El vituperio activo al que se somete en la Argentina a las instituciones (a todas ellas, no
sólo a las políticas) es un océano de manías seriales. Muchos de quienes deberían dar cátedra sobre
ellas las pasan por encima, olímpicamente, llegado el caso. El Consejo Superior de la Universidad
de Buenos Aires, por ejemplo, podría haber relevado en todo su derecho a la rectora del colegio
secundario más trascendente del país (el Nacional de Buenos Aires), pero optó por un bypass
ordenancista, llevándose puesta la necesidad de un sumario transparente y una operatoria mucho más
noble y digna.
En pocos países se adora más la palabra “echar” que en éste.

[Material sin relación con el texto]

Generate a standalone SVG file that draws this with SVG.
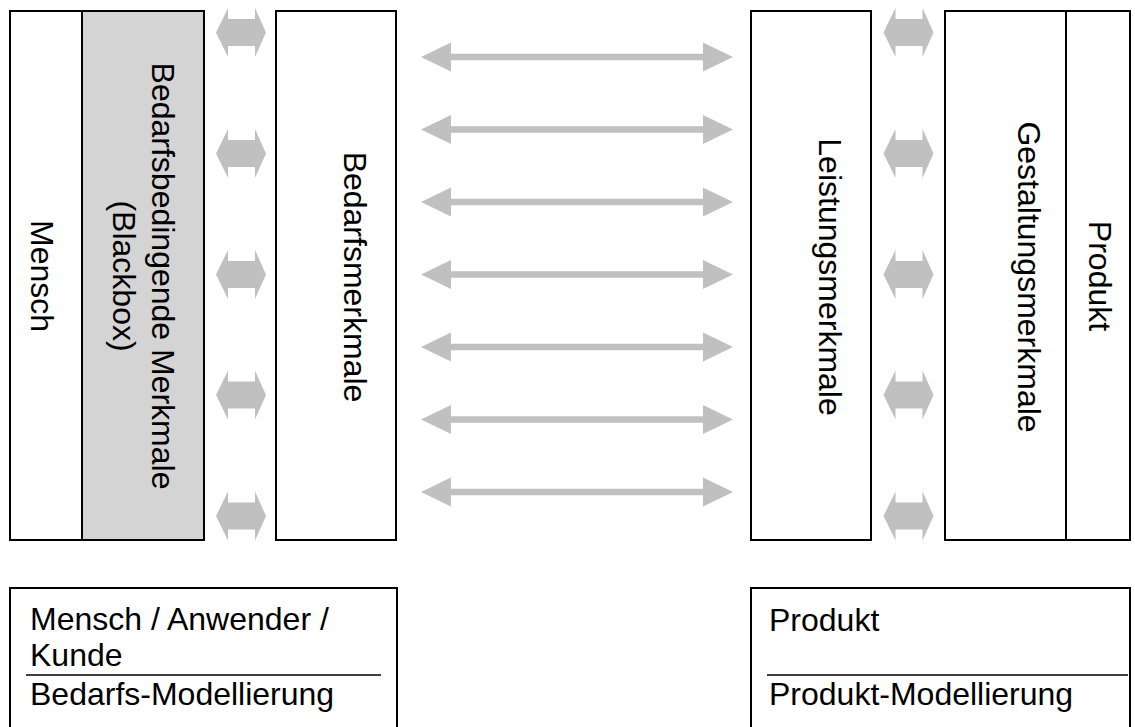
<svg xmlns="http://www.w3.org/2000/svg" width="1135" height="727" viewBox="0 0 1135 727">
  <style>
    .box { fill: #ffffff; stroke: #000000; stroke-width: 2; }
    .box.grey { fill: #d4d4d4; }
    .lbl { font-family: "Liberation Sans", Arial, sans-serif; font-size: 32px; fill: #000000; }
    .vt { text-anchor: middle; }
    .sep { stroke: #000000; stroke-width: 1.5; }
    .arr { fill: #c0c0c0; }
  </style>
  <defs>
    <!-- short thick double arrow between neighbouring columns -->
    <polygon id="shortArrow" class="arr" points="-25,0 -13,-24.5 -13,-13.5 14,-13.5 14,-24.5 25,0 14,24.5 14,13.5 -13,13.5 -13,24.5"/>
    <!-- long thin double arrow spanning the gap -->
    <polygon id="longArrow" class="arr" points="-156,0 -126,-14.5 -126,-3.3 126,-3.3 126,-14.5 156,0 126,14.5 126,3.3 -126,3.3 -126,14.5"/>
  </defs>

  <g id="mensch">
    <rect class="box" x="10" y="11" width="72" height="529"/>
    <text class="lbl vt" transform="translate(31,276) rotate(90)">Mensch</text>
  </g>

  <g id="bedarfsbedingende-merkmale">
    <rect class="box grey" x="82" y="11" width="122" height="529"/>
    <text class="lbl vt" transform="translate(152,276) rotate(90)">Bedarfsbedingende Merkmale</text>
    <text class="lbl vt" transform="translate(113,276) rotate(90)">(Blackbox)</text>
  </g>

  <g id="bedarfsmerkmale">
    <rect class="box" x="276" y="11" width="120" height="529"/>
    <text class="lbl vt" transform="translate(344,277) rotate(90)">Bedarfsmerkmale</text>
  </g>

  <g id="leistungsmerkmale">
    <rect class="box" x="751" y="11" width="120" height="529"/>
    <text class="lbl vt" transform="translate(819,277) rotate(90)">Leistungsmerkmale</text>
  </g>

  <g id="gestaltungsmerkmale">
    <rect class="box" x="945" y="11" width="121" height="529"/>
    <text class="lbl vt" transform="translate(1018,277) rotate(90)">Gestaltungsmerkmale</text>
  </g>

  <g id="produkt">
    <rect class="box" x="1066" y="11" width="64" height="529"/>
    <text class="lbl vt" transform="translate(1089,276) rotate(90)">Produkt</text>
  </g>

  <g id="connectors">
    <!-- left pair of columns -->
    <use href="#shortArrow" x="241" y="32.5"/>
    <use href="#shortArrow" x="241" y="153.5"/>
    <use href="#shortArrow" x="241" y="274.5"/>
    <use href="#shortArrow" x="241" y="395"/>
    <use href="#shortArrow" x="241" y="516"/>
    <!-- right pair of columns -->
    <use href="#shortArrow" x="908.5" y="32.5"/>
    <use href="#shortArrow" x="908.5" y="153.5"/>
    <use href="#shortArrow" x="908.5" y="274.5"/>
    <use href="#shortArrow" x="908.5" y="395"/>
    <use href="#shortArrow" x="908.5" y="516"/>
    <!-- middle gap -->
    <use href="#longArrow" x="577" y="57"/>
    <use href="#longArrow" x="577" y="129.5"/>
    <use href="#longArrow" x="577" y="202"/>
    <use href="#longArrow" x="577" y="274.5"/>
    <use href="#longArrow" x="577" y="347"/>
    <use href="#longArrow" x="577" y="419.5"/>
    <use href="#longArrow" x="577" y="492"/>
  </g>

  <g id="legend-mensch">
    <rect class="box" x="10" y="588" width="387" height="160"/>
    <text class="lbl" x="30" y="630">Mensch / Anwender /</text>
    <text class="lbl" x="30" y="666">Kunde</text>
    <line class="sep" x1="26" y1="675" x2="381" y2="675"/>
    <text class="lbl" x="30" y="705">Bedarfs-Modellierung</text>
  </g>

  <g id="legend-produkt">
    <rect class="box" x="751" y="588" width="379" height="160"/>
    <text class="lbl" x="769" y="631">Produkt</text>
    <line class="sep" x1="767" y1="675" x2="1128" y2="675"/>
    <text class="lbl" x="769" y="705">Produkt-Modellierung</text>
  </g>
</svg>
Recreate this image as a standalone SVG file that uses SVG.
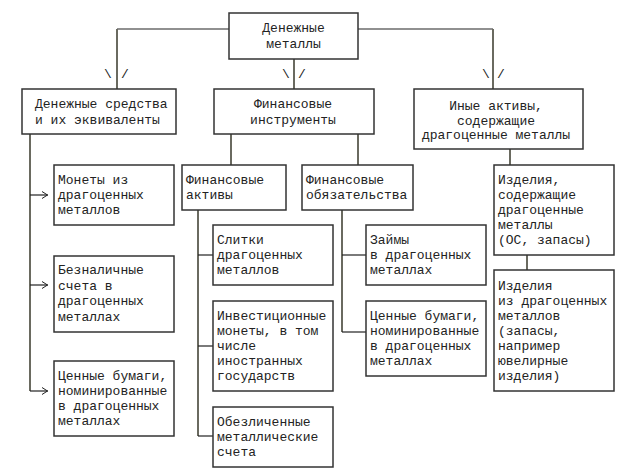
<svg xmlns="http://www.w3.org/2000/svg" width="632" height="475" viewBox="0 0 632 475">
<defs>
<style>
.box{fill:#fff;stroke:#333;stroke-width:1.5}
.t{font-family:"Liberation Mono","Courier New",monospace;font-size:13px;fill:#222}
.c{text-anchor:middle}
.v{fill:none;stroke:#6a6a60;stroke-width:2}
.h{fill:none;stroke:#222;stroke-width:1.2}
</style>
<marker id="ar" viewBox="0 0 6 8" refX="6" refY="4" markerWidth="6" markerHeight="8" markerUnits="userSpaceOnUse" orient="auto">
<polyline points="0,0.5 5.5,4 0,7.5" fill="none" stroke="#222" stroke-width="1"/>
</marker>
</defs>
<rect width="632" height="475" fill="#fff"/>
<g id="connectors">
<polyline class="h" points="117,29 229,29"/>
<polyline class="h" points="358,29 493,29"/>
<line class="v" x1="117" y1="29" x2="117" y2="89"/>
<line class="v" x1="294" y1="59" x2="294" y2="89"/>
<line class="v" x1="493" y1="29" x2="493" y2="89"/>
<text class="t c" x="108" y="78">\</text><text class="t c" x="125" y="78">/</text>
<text class="t c" x="286" y="78">\</text><text class="t c" x="302" y="78">/</text>
<text class="t c" x="486" y="78">\</text><text class="t c" x="501" y="78">/</text>
<line class="v" x1="30" y1="134" x2="30" y2="391"/>
<line class="h" x1="30" y1="195" x2="48" y2="195" marker-end="url(#ar)"/>
<line class="h" x1="30" y1="285" x2="48" y2="285" marker-end="url(#ar)"/>
<line class="h" x1="30" y1="391" x2="48" y2="391" marker-end="url(#ar)"/>
<line class="v" x1="231" y1="134" x2="231" y2="165"/>
<line class="v" x1="358" y1="134" x2="358" y2="165"/>
<line class="v" x1="198" y1="210" x2="198" y2="436"/>
<line class="h" x1="198" y1="255" x2="213" y2="255"/>
<line class="h" x1="198" y1="346" x2="213" y2="346"/>
<line class="h" x1="198" y1="436" x2="213" y2="436"/>
<line class="v" x1="342" y1="210" x2="342" y2="332"/>
<line class="h" x1="342" y1="255" x2="366" y2="255"/>
<line class="h" x1="342" y1="332" x2="366" y2="332"/>
<line class="v" x1="510" y1="149" x2="510" y2="165"/>
<line class="v" x1="527" y1="255" x2="527" y2="270"/>
</g>
<g id="n-root">
<rect class="box" x="229" y="13" width="129" height="46"/>
<text class="t c" x="293.5" y="32">Денежные</text>
<text class="t c" x="293.5" y="48">металлы</text>
</g>
<g id="n-cash">
<rect class="box" x="22" y="89" width="154" height="45"/>
<text class="t" x="35" y="108">Денежные средства</text>
<text class="t" x="35" y="124">и их эквиваленты</text>
</g>
<g id="n-fin">
<rect class="box" x="214" y="89" width="160" height="45"/>
<text class="t c" x="293" y="108">Финансовые</text>
<text class="t c" x="293" y="124">инструменты</text>
</g>
<g id="n-other">
<rect class="box" x="414" y="89" width="169" height="60"/>
<text class="t c" x="496" y="110">Иные активы,</text>
<text class="t c" x="496" y="124.5">содержащие</text>
<text class="t c" x="496" y="139">драгоценные металлы</text>
</g>
<g id="n-coins">
<rect class="box" x="54" y="165" width="120" height="60"/>
<text class="t" x="58" y="184">Монеты из</text>
<text class="t" x="58" y="199">драгоценных</text>
<text class="t" x="58" y="214">металлов</text>
</g>
<g id="n-noncash">
<rect class="box" x="54" y="256" width="120" height="76"/>
<text class="t" x="58" y="274">Безналичные</text>
<text class="t" x="58" y="289.5">счета в</text>
<text class="t" x="58" y="305">драгоценных</text>
<text class="t" x="58" y="320.5">металлах</text>
</g>
<g id="n-sec1">
<rect class="box" x="54" y="361" width="120" height="75"/>
<text class="t" x="58" y="380">Ценные бумаги,</text>
<text class="t" x="58" y="395">номинированные</text>
<text class="t" x="58" y="410">в драгоценных</text>
<text class="t" x="58" y="425">металлах</text>
</g>
<g id="n-finassets">
<rect class="box" x="182" y="165" width="104" height="45"/>
<text class="t" x="186" y="184">Финансовые</text>
<text class="t" x="186" y="199">активы</text>
</g>
<g id="n-finliab">
<rect class="box" x="302" y="165" width="111" height="45"/>
<text class="t" x="306" y="184">Финансовые</text>
<text class="t" x="306" y="199">обязательства</text>
</g>
<g id="n-bars">
<rect class="box" x="213" y="225" width="120" height="60"/>
<text class="t" x="217" y="244">Слитки</text>
<text class="t" x="217" y="259">драгоценных</text>
<text class="t" x="217" y="274">металлов</text>
</g>
<g id="n-invcoins">
<rect class="box" x="213" y="301" width="120" height="90"/>
<text class="t" x="217" y="320">Инвестиционные</text>
<text class="t" x="217" y="335">монеты, в том</text>
<text class="t" x="217" y="350">числе</text>
<text class="t" x="217" y="365">иностранных</text>
<text class="t" x="217" y="380">государств</text>
</g>
<g id="n-unalloc">
<rect class="box" x="213" y="407" width="120" height="60"/>
<text class="t" x="217" y="426">Обезличенные</text>
<text class="t" x="217" y="441">металлические</text>
<text class="t" x="217" y="456">счета</text>
</g>
<g id="n-loans">
<rect class="box" x="366" y="225" width="120" height="60"/>
<text class="t" x="370" y="244">Займы</text>
<text class="t" x="370" y="259">в драгоценных</text>
<text class="t" x="370" y="274">металлах</text>
</g>
<g id="n-sec2">
<rect class="box" x="366" y="301" width="120" height="75"/>
<text class="t" x="370" y="320">Ценные бумаги,</text>
<text class="t" x="370" y="335">номинированные</text>
<text class="t" x="370" y="350">в драгоценных</text>
<text class="t" x="370" y="365">металлах</text>
</g>
<g id="n-items1">
<rect class="box" x="494" y="165" width="120" height="90"/>
<text class="t" x="498" y="184">Изделия,</text>
<text class="t" x="498" y="199">содержащие</text>
<text class="t" x="498" y="214">драгоценные</text>
<text class="t" x="498" y="229">металлы</text>
<text class="t" x="498" y="244">(ОС, запасы)</text>
</g>
<g id="n-items2">
<rect class="box" x="494" y="270" width="120" height="121"/>
<text class="t" x="498" y="290">Изделия</text>
<text class="t" x="498" y="305">из драгоценных</text>
<text class="t" x="498" y="320">металлов</text>
<text class="t" x="498" y="335">(запасы,</text>
<text class="t" x="498" y="350">например</text>
<text class="t" x="498" y="365">ювелирные</text>
<text class="t" x="498" y="380">изделия)</text>
</g>
</svg>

Acá no se releva, ni
se licencia, ni se termina una gestión; acá a la gente que no sigue, se la echa, sean Diego
Maradona o Martín Redrado.
Pasión nacional: “sacados”, intempestivos, impacientes, mercuriales, los
argentinos ignoramos a las instituciones. Actores, deportistas, transportistas, políticos; todos
las evitan. ¿Qué se puede hacer en un país donde los camiones y micros circulan por las rutas a 130
kilómetros por hora y en la parte de atrás de sus acoplados y carrocerías llevan calcomanías que
marcan su obligación de no superar los noventa?
Todo lo que debe ser, a la vez, no lo es. En el Mundial de Sudáfrica se constató otra vez que
el intervalo entre los dos tiempos de un partido de fútbol es de exactamente 15 minutos, ni uno
menos, ni uno más. Lo disfrutamos y nos apasionamos por ese formidable certamen, pero acá somos
diferentes. En la Argentina, el descanso entre los tiempos del fútbol se estira a unos
antirreglamentarios 22 minutos, y no pasa nada.
Flexible hasta lo coloidal en normas y formas, la Argentina convalida la majestuosa
supremacía del ir por izquierda, mientras todos seguimos sonriendo, ¿resignados?, pero
esencialmente impotentes y faroleros.